# Written request
Retype nothing except the lines below from the one with "Convert this chart to matplotlib code." through the one with "length=5, width=1.0, color=grey)", exactly, with images left out.
-- Raw data start --
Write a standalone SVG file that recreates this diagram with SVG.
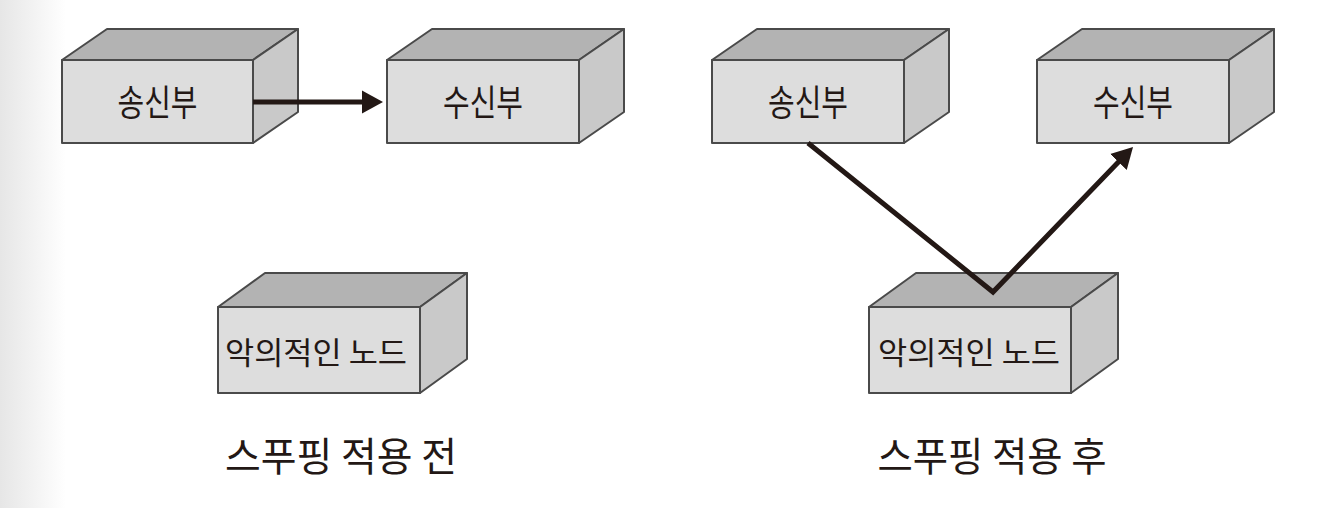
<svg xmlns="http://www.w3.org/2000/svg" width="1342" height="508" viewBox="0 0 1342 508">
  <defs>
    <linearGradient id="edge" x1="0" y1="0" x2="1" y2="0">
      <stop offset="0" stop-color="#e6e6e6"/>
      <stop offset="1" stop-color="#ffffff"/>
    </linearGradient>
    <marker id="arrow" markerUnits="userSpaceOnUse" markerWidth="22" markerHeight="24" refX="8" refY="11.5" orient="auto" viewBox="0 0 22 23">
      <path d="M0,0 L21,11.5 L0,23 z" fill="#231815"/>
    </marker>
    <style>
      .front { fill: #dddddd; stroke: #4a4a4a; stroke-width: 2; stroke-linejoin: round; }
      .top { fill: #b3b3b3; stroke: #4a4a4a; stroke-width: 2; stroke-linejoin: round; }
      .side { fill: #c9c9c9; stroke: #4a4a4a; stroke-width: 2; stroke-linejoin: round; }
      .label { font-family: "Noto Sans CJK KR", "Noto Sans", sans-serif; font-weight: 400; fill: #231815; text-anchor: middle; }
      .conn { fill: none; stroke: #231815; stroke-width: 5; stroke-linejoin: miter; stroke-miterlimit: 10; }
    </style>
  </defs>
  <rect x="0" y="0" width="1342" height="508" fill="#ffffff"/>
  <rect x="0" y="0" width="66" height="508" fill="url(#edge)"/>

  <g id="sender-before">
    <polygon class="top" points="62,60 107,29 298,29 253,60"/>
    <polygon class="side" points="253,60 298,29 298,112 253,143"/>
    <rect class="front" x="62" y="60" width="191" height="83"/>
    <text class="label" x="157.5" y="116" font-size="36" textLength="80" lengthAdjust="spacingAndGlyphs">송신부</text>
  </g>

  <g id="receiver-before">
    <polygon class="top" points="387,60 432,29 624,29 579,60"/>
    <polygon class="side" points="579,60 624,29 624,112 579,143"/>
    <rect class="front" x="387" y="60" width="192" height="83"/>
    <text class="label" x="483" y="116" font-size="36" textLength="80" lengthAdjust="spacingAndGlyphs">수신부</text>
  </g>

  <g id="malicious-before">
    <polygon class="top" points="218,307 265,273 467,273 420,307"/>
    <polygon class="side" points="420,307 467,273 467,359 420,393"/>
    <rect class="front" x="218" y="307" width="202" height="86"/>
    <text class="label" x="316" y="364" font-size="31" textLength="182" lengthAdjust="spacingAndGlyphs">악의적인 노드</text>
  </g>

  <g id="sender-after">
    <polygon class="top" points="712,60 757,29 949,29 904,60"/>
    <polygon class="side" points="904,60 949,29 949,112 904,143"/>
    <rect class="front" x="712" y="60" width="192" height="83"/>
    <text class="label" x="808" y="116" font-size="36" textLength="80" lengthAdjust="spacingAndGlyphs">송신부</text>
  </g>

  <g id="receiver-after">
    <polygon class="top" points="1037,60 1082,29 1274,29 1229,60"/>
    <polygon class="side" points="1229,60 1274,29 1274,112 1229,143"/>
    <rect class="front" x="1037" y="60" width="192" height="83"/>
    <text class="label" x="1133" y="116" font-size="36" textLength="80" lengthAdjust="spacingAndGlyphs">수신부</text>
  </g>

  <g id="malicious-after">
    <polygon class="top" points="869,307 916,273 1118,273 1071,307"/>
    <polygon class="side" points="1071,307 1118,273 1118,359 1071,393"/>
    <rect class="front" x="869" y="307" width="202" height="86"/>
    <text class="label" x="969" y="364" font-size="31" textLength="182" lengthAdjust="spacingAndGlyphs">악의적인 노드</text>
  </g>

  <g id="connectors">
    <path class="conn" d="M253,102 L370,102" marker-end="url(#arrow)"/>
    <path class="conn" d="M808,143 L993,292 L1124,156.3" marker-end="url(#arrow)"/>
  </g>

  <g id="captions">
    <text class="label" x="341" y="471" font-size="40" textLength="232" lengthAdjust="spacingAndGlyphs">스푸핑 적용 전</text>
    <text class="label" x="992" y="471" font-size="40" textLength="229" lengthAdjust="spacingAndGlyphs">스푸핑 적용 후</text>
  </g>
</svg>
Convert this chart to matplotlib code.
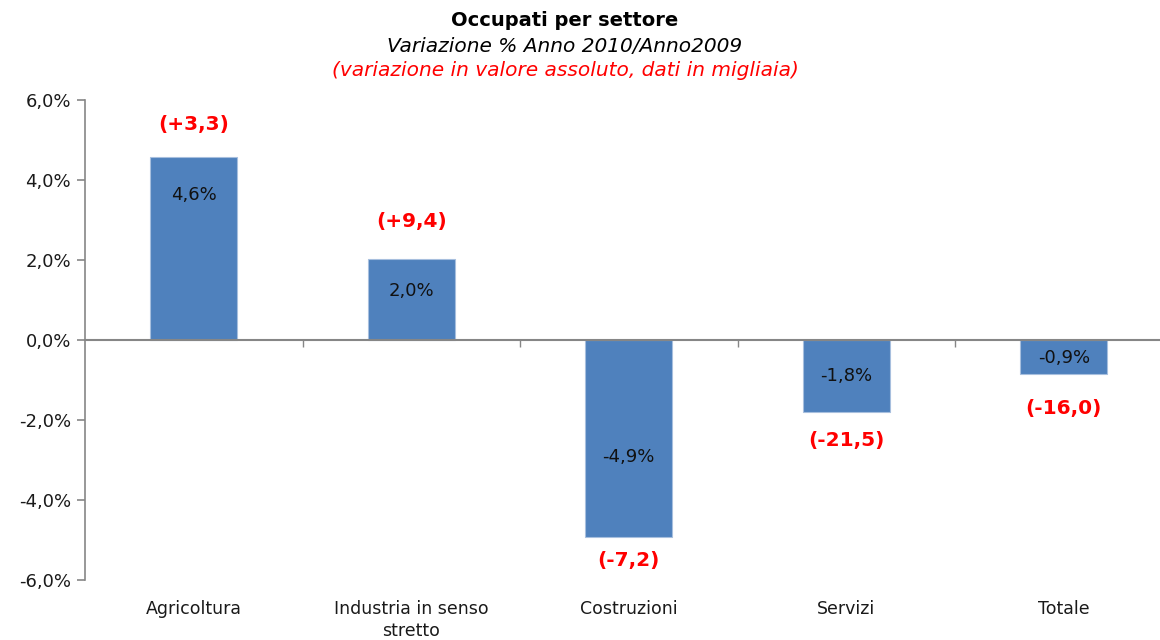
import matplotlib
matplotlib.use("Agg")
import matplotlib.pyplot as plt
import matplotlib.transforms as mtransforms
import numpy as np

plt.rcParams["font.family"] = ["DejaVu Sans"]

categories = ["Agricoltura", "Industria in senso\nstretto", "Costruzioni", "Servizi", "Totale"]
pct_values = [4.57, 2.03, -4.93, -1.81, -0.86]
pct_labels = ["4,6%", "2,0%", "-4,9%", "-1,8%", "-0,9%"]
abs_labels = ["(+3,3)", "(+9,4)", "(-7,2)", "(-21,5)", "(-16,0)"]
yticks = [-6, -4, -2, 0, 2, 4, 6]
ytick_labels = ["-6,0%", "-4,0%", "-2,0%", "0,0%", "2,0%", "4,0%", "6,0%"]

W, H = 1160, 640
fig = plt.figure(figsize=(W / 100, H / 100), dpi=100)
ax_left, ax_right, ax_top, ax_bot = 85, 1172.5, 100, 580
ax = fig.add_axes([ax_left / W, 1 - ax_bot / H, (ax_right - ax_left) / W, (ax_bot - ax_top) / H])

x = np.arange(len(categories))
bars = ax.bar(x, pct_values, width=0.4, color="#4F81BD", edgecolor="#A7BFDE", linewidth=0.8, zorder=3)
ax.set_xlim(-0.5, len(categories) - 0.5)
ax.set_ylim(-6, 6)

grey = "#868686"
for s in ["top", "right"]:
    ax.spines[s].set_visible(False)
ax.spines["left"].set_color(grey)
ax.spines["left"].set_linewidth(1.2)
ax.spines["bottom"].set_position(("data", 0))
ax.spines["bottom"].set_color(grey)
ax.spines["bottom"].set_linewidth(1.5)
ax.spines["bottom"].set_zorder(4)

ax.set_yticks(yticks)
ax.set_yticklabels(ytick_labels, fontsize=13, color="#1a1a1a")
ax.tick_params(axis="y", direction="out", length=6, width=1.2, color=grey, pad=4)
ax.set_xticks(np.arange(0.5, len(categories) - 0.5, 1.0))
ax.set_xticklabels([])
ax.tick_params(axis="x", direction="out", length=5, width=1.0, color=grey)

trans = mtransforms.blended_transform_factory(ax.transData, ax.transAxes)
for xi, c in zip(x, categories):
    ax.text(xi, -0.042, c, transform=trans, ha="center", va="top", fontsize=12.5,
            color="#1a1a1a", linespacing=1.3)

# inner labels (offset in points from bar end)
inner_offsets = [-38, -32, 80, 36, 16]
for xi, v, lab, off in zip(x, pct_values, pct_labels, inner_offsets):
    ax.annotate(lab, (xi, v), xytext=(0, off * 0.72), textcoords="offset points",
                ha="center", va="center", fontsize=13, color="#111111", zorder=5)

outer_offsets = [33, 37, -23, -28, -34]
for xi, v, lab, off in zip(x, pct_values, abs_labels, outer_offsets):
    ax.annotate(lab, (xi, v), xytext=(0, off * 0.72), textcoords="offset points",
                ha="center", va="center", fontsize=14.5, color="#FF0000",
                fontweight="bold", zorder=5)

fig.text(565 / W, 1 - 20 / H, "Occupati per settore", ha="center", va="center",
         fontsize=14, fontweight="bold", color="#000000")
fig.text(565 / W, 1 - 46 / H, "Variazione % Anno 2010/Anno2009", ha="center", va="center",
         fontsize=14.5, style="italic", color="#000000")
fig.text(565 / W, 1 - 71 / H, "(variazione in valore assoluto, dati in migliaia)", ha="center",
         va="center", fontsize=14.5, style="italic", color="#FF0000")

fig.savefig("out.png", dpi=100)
-- Raw data end --
# Complete answer
Convert this chart to matplotlib code.
import matplotlib
matplotlib.use("Agg")
import matplotlib.pyplot as plt
import matplotlib.transforms as mtransforms
import numpy as np

plt.rcParams["font.family"] = ["DejaVu Sans"]

categories = ["Agricoltura", "Industria in senso\nstretto", "Costruzioni", "Servizi", "Totale"]
pct_values = [4.57, 2.03, -4.93, -1.81, -0.86]
pct_labels = ["4,6%", "2,0%", "-4,9%", "-1,8%", "-0,9%"]
abs_labels = ["(+3,3)", "(+9,4)", "(-7,2)", "(-21,5)", "(-16,0)"]
yticks = [-6, -4, -2, 0, 2, 4, 6]
ytick_labels = ["-6,0%", "-4,0%", "-2,0%", "0,0%", "2,0%", "4,0%", "6,0%"]

W, H = 1160, 640
fig = plt.figure(figsize=(W / 100, H / 100), dpi=100)
ax_left, ax_right, ax_top, ax_bot = 85, 1172.5, 100, 580
ax = fig.add_axes([ax_left / W, 1 - ax_bot / H, (ax_right - ax_left) / W, (ax_bot - ax_top) / H])

x = np.arange(len(categories))
bars = ax.bar(x, pct_values, width=0.4, color="#4F81BD", edgecolor="#A7BFDE", linewidth=0.8, zorder=3)
ax.set_xlim(-0.5, len(categories) - 0.5)
ax.set_ylim(-6, 6)

grey = "#868686"
for s in ["top", "right"]:
    ax.spines[s].set_visible(False)
ax.spines["left"].set_color(grey)
ax.spines["left"].set_linewidth(1.2)
ax.spines["bottom"].set_position(("data", 0))
ax.spines["bottom"].set_color(grey)
ax.spines["bottom"].set_linewidth(1.5)
ax.spines["bottom"].set_zorder(4)

ax.set_yticks(yticks)
ax.set_yticklabels(ytick_labels, fontsize=13, color="#1a1a1a")
ax.tick_params(axis="y", direction="out", length=6, width=1.2, color=grey, pad=4)
ax.set_xticks(np.arange(0.5, len(categories) - 0.5, 1.0))
ax.set_xticklabels([])
ax.tick_params(axis="x", direction="out", length=5, width=1.0, color=grey)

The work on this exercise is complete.